Principal Component Analysis (PCA)

Definition - What does Principal Component Analysis (PCA) mean?

Principal component analysis (PCA) is a technique used for identification of a smaller number of uncorrelated variables known as principal components from a larger set of data. The technique is widely used to emphasize variation and capture strong patterns in a data set. Invented by Karl Pearson in 1901, principal component analysis is a tool used in predictive models and exploratory data analysis. Principal component analysis is considered a useful statistical method and used in fields such as image compression, face recognition, neuroscience and computer graphics.

Techopedia explains Principal Component Analysis (PCA)

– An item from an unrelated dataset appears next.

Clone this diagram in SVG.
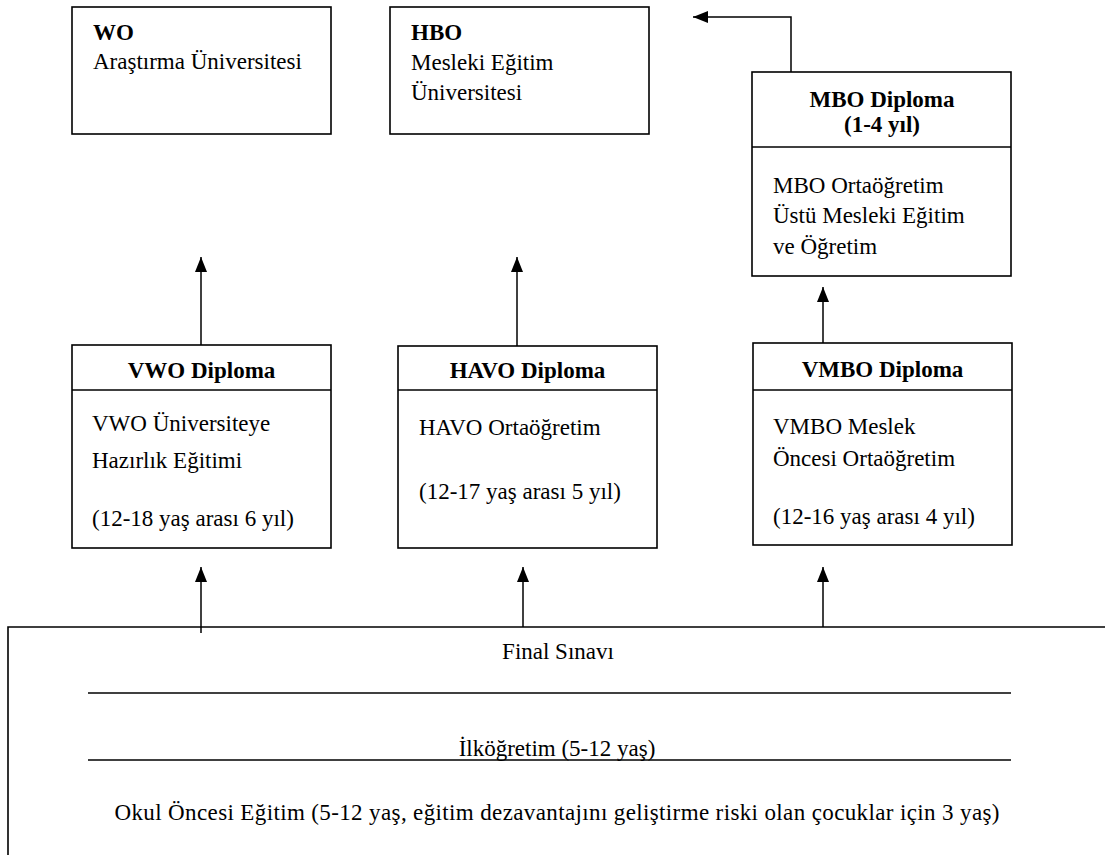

Principal component analysis helps make data easier to explore and visualize. It is a simple non-parametric technique for extracting information from complex and confusing data sets. Principal component analysis is focused on the maximum variance amount with the fewest number of principal components. One of the distinct advantages associated with the principal component analysis is that once patterns are found in the concerned data, compression of data is also supported. One makes use of principal component analysis to eliminate the number of variables or when there are too many predictors compared to number of observations or to avoid multicollinearity. It is closely related to canonical correlational analysis and makes use of orthogonal transformation in order to convert the set of observations containing correlated variables into a set of values known as principal components. The number of principal components used in principal component analysis is less than or equal to the lesser number of observations. Principal component analysis is sensitive to the relative scaling of the originally used variables.

Principal component analysis is widely used in many areas such as market research, social sciences and in industries where large data sets are used. The technique can also help in providing a lower-dimensional picture of the original data. Only minimal effort is needed in the case of principal component analysis for reducing a complex and confusing data set into a simplified useful information set.